AILSA CHANG, HOST:
Earlier this week, Jared Kushner seems to have said what he really was not supposed to say, that there might not be a way to bring peace to the Middle East. Kushner is senior adviser to the White House, and among the many things he's been tasked with is pushing for peace between Israelis and Palestinians. In an off-the-record talk on Monday, he said, quote, "We are trying to work with the parties very quietly to see if there is a solution. And there may be no solution."
Aaron David Miller was a State Department peace negotiator. I asked him if these comments reveal something about the Trump administration's thinking on the Middle East.
AARON DAVID MILLER: The Trump administration has actually been pretty disciplined on this issue and has imposed a sort of, you know, zone of radio silence on their tactics, thinking, strategy on the pursuit of Israeli-Palestinian peace. And while the Kushner interview didn't reveal the details of their approach, it did - it seemed to me - reflect certain points about Mr. Kushner's mindset.
I should say in the interest of full disclosure, I met Mr. Kushner only once. And I said to him, having spent most of my adult professional life chasing the holy grail of Arab-Israeli peace, that I wish my father-in-law had as much confidence in me...
CHANG: (Laughter).
MILLER: ...As Mr. Kushner's appears to have in him because he's given him mission impossible, or at least mission implausible. And he laughed. And we left it at that.
CHANG: You wrote in Politico that Kushner did not mention the two-state solution in any part of these particular remarks that were recorded. This is the idea that Palestinians should get their own state and live alongside Israel in peace. And it's been basically American dogma for decades, right? Could you see this White House giving up on that possible solution?
MILLER: I mean, the president - Mr. Kushner's father-in-law has been very ambiguous, one-state, two-states, whatever the parties agreed to. But it is curious. Mr. Kushner, in his briefing to the interns, does refer to the difficulty of finding the right end state, I believe, but it's very short on details. Does he acknowledge the fact that the two-state solution, however imperfect, is probably the least worst solution to the conflict?
CHANG: Elsewhere in the tape, Kushner also mentioned that the variables in this longstanding conflict have actually not changed much as Americans have tried to broker a peace deal over years and years and years. Well, you know, you were there for some of that. What do you think?
MILLER: The variables have gotten worse. The regional situation is chaotic. You have four Arab states melting down. Iran is rising. You have two leaders, Mahmoud Abbas and Benjamin Netanyahu, who, rather than masters of their political constituencies, are prisoners of their own ideologies. You have a divided Palestinian national movement, Hamas and Fatah, that basically looks like Noah's Ark.
There are two of everything, two constitutions, two sets of security services, two visions of where Palestine is supposed to be and what it's supposed to be. So I think, by and large, the climate for peacemaking, I would argue, is worse than in any time that I was in the biz from the late '70s through '03.

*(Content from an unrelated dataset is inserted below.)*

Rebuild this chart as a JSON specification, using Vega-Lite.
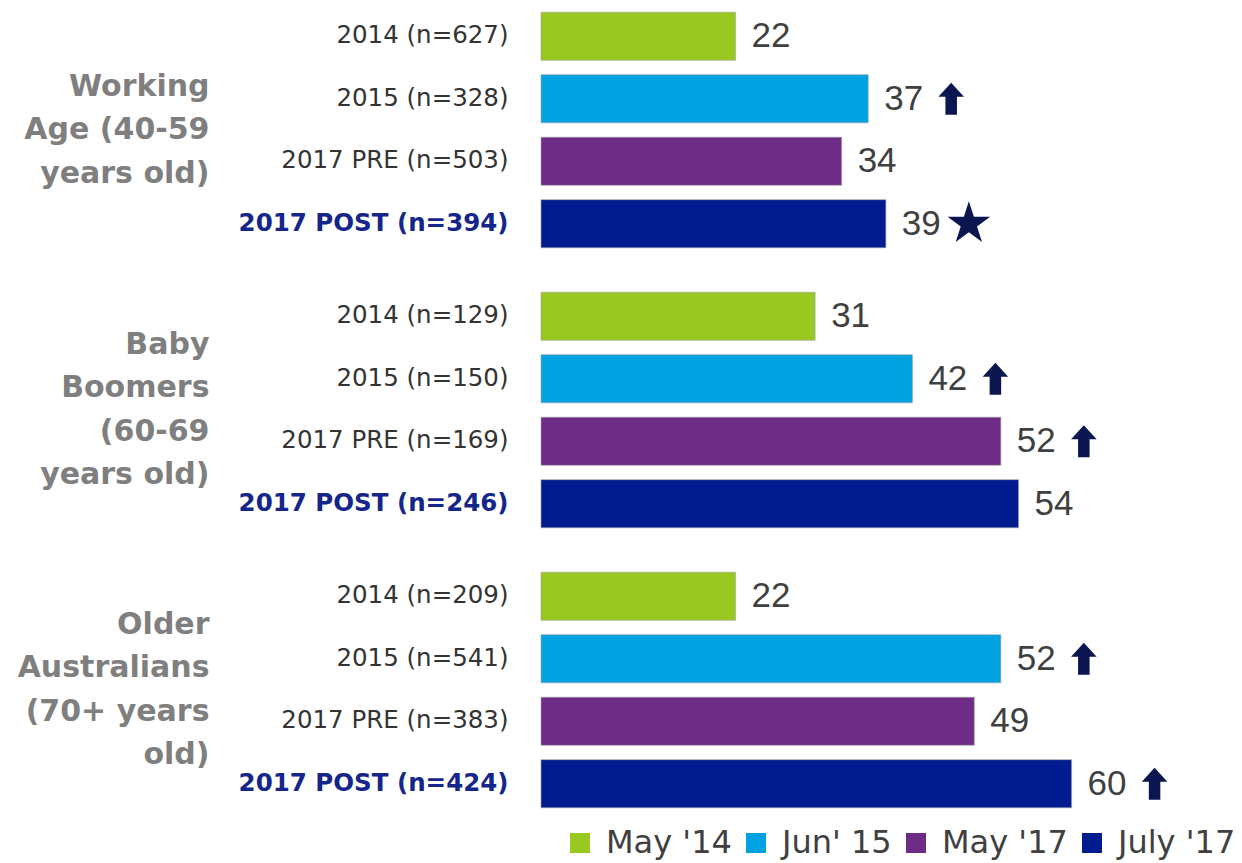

CHANG: There was one point in these taped remarks where Kushner seems to want to grab some credit for a recent water deal that was signed between the Israelis, the Palestinians and the Jordanians. It was a deal that has Israel, basically, providing more water to the West Bank and the Gaza Strip, which are really parched. Do you think this deal shows a White House that is more innovative than its predecessors?
MILLER: Well, the Israeli-Palestinian water negotiations, frankly, are probably the one lone survivor of the wreckage of the Oslo peace process.
CHANG: And this is the Oslo peace process from 1993?
MILLER: Exactly. Israeli and Palestinian water negotiations have proven to be quite pragmatic. They share common aquafers. What it shows is that the parties are ready - let's call it tiny steps for tiny feet. But it's a far cry from that to deal conclusively with what Mr. Trump wants, the ultimate deal, a conflict-ending resolution between Israelis and Palestinians, which has proven so elusive over the years and an end to all claims and conflicts. That may be in a galaxy far, far away.